Psychologically, this aspect often suggests a mind shaped strongly by prior conditioning. There may be a tendency to think in accustomed ways, repeat established interpretations, or rely on mental habits that once provided security but now limit flexibility. The person may cling to familiar explanations, preferred narratives, or inherited beliefs even while sensing that these no longer fit. Sometimes speech itself carries this tension: words come quickly from habit, and only later does the person realize they were speaking from an older identity, old loyalty, or outworn defensive pattern.

One common expression is the repetition of mental or conversational loops. A person may revisit the same stories, arguments, regrets, or explanations, especially under stress. There can be a tendency to interpret new situations through the lens of the past, which may create misunderstandings or make it harder to meet the present clearly. In some cases, this aspect shows up as subtle defensiveness in communication, difficulty revising one’s viewpoint, or an inclination to overtrust what is already known. Learning may not be blocked, but it often requires a conscious effort to move beyond automatic conclusions.

The strength of this placement lies in its potential for self-observation. Because the friction is noticeable, it can gradually sharpen awareness of how thought patterns are formed and repeated. Once recognized, this aspect can give real insight into inherited narratives, family language, early educational conditioning, or the stories one tells oneself to maintain continuity. It can also support careful editing of the mind: the person may become skilled at noticing where language is stale, reactive, or burdened by the past, and then replacing it with something more truthful.

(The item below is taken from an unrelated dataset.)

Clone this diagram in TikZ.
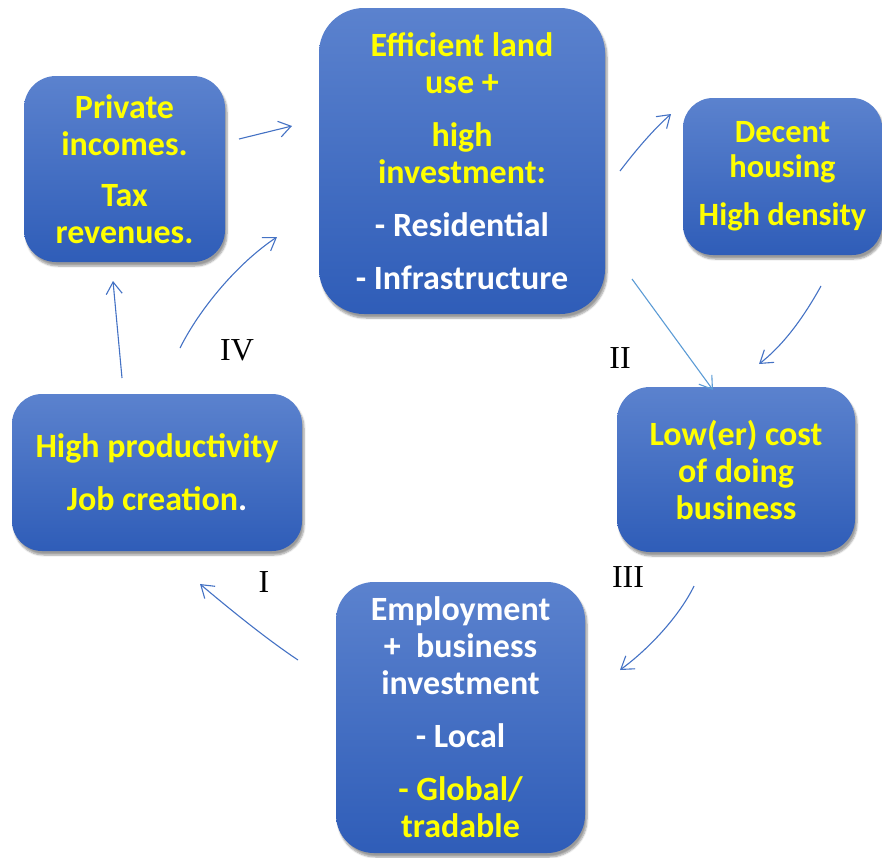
\documentclass[tikz,border=0pt]{standalone}
\usepackage{fontspec}
\setmainfont{Carlito}
\newfontfamily\romanfont{Liberation Serif}
\usetikzlibrary{arrows.meta,shadows.blur}
\definecolor{boxtop}{HTML}{5B82CE}
\definecolor{boxbot}{HTML}{2F5DB8}
\definecolor{arrowblue}{HTML}{4472C4}
\definecolor{arrowlight}{HTML}{5B9BD5}
\definecolor{txtyellow}{HTML}{FFFF00}
\newcommand{\wht}[1]{\textcolor{white}{#1}}
\tikzset{
  cyclebox/.style={rounded corners=#1, top color=boxtop, bottom color=boxbot,
    draw=none, align=center, inner sep=0pt, text=txtyellow,
    font=\bfseries\fontsize{34}{37}\selectfont,
    blur shadow={shadow xshift=2pt, shadow yshift=-4pt, shadow opacity=40, shadow blur steps=6}},
  flow/.style={draw=arrowblue, line width=1.1pt, -{Straight Barb[length=12pt,width=16pt]}},
  stage/.style={font=\romanfont\fontsize{32}{32}\selectfont, text=black, inner sep=0pt}
}
\begin{document}
\begin{tikzpicture}[x=1pt,y=-1pt]
\useasboundingbox (0,0) rectangle (882,857);

% the six stages of the cycle
\node[cyclebox=32, minimum width=201, minimum height=186] (income) at (124.5,169)
  {Private\\incomes.\\[14pt]Tax\\revenues.};
\node[cyclebox=45, minimum width=286, minimum height=306] (land) at (462,161)
  {Efficient land\\use +\\[16pt]high\\investment:\\[16pt]\wht{- Residential}\\[16pt]\wht{- Infrastructure}};
\node[cyclebox=30, minimum width=199, minimum height=157,
      font=\bfseries\fontsize{32.5}{35}\selectfont] (housing) at (782.5,176.5)
  {Decent\\housing\\[13pt]High density};
\node[cyclebox=30, minimum width=290, minimum height=157] (product) at (157,472.5)
  {High productivity\\[16pt]Job creation\wht{.}};
\node[cyclebox=38, minimum width=249, minimum height=271] (employ) at (460.5,717.5)
  {\wht{Employment}\\\wht{+~~business}\\\wht{investment}\\[16pt]\wht{- Local}\\[16pt]- Global/\\tradable};
\node[cyclebox=33, minimum width=238, minimum height=165] (cost) at (736,469.5)
  {Low(er) cost\\of doing\\business};

% free ends of the connectors
\coordinate (a1s) at (239,139);  \coordinate (a1e) at (292,126);
\coordinate (a2s) at (180,348);  \coordinate (a2e) at (277,237);
\coordinate (a3s) at (620,171);  \coordinate (a3e) at (671,114);
\coordinate (a4s) at (632,279);  \coordinate (a4e) at (713,390);
\coordinate (a5s) at (821,286);  \coordinate (a5e) at (759,364);
\coordinate (a6s) at (694,586);  \coordinate (a6e) at (620,670);
\coordinate (a7s) at (298,660);  \coordinate (a7e) at (200,584);
\coordinate (a8s) at (122,378);  \coordinate (a8e) at (113,281);

% connectors
\draw[flow] (a1s) -- (a1e);
\draw[flow] (a2s) .. controls (200,308) and (238,263) .. (a2e);
\draw[flow] (a3s) .. controls (636,150) and (653,130) .. (a3e);
\draw[flow, draw=arrowlight] (a4s) -- (a4e);
\draw[flow] (a5s) .. controls (806,313) and (786,343) .. (a5e);
\draw[flow] (a6s) .. controls (680,615) and (650,648) .. (a6e);
\draw[flow] (a7s) .. controls (265,638) and (226,606) .. (a7e);
\draw[flow] (a8s) -- (a8e);

% stage numbers
\node[stage] (s4) at (237,350) {IV};
\node[stage] (s2) at (620,358) {II};
\node[stage] (s3) at (628,577) {III};
\node[stage] (s1) at (264,582) {I};
\end{tikzpicture}
\end{document}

In lived experience, Mercury semi-square South Node may appear as recurring communication issues that seem minor but meaningful: saying too much from habit, relying on assumptions, having trouble letting go of an old opinion, or feeling mentally pulled backward when trying to adopt a new direction. Encounters with siblings, classmates, teachers, or familiar social environments may trigger these patterns especially strongly. Growth comes through examining one’s own internal script, questioning automatic interpretations, and learning to speak from present awareness rather than from mental memory alone. This aspect does not deny intelligence; it asks for a more conscious relationship to the stories the mind prefers to repeat.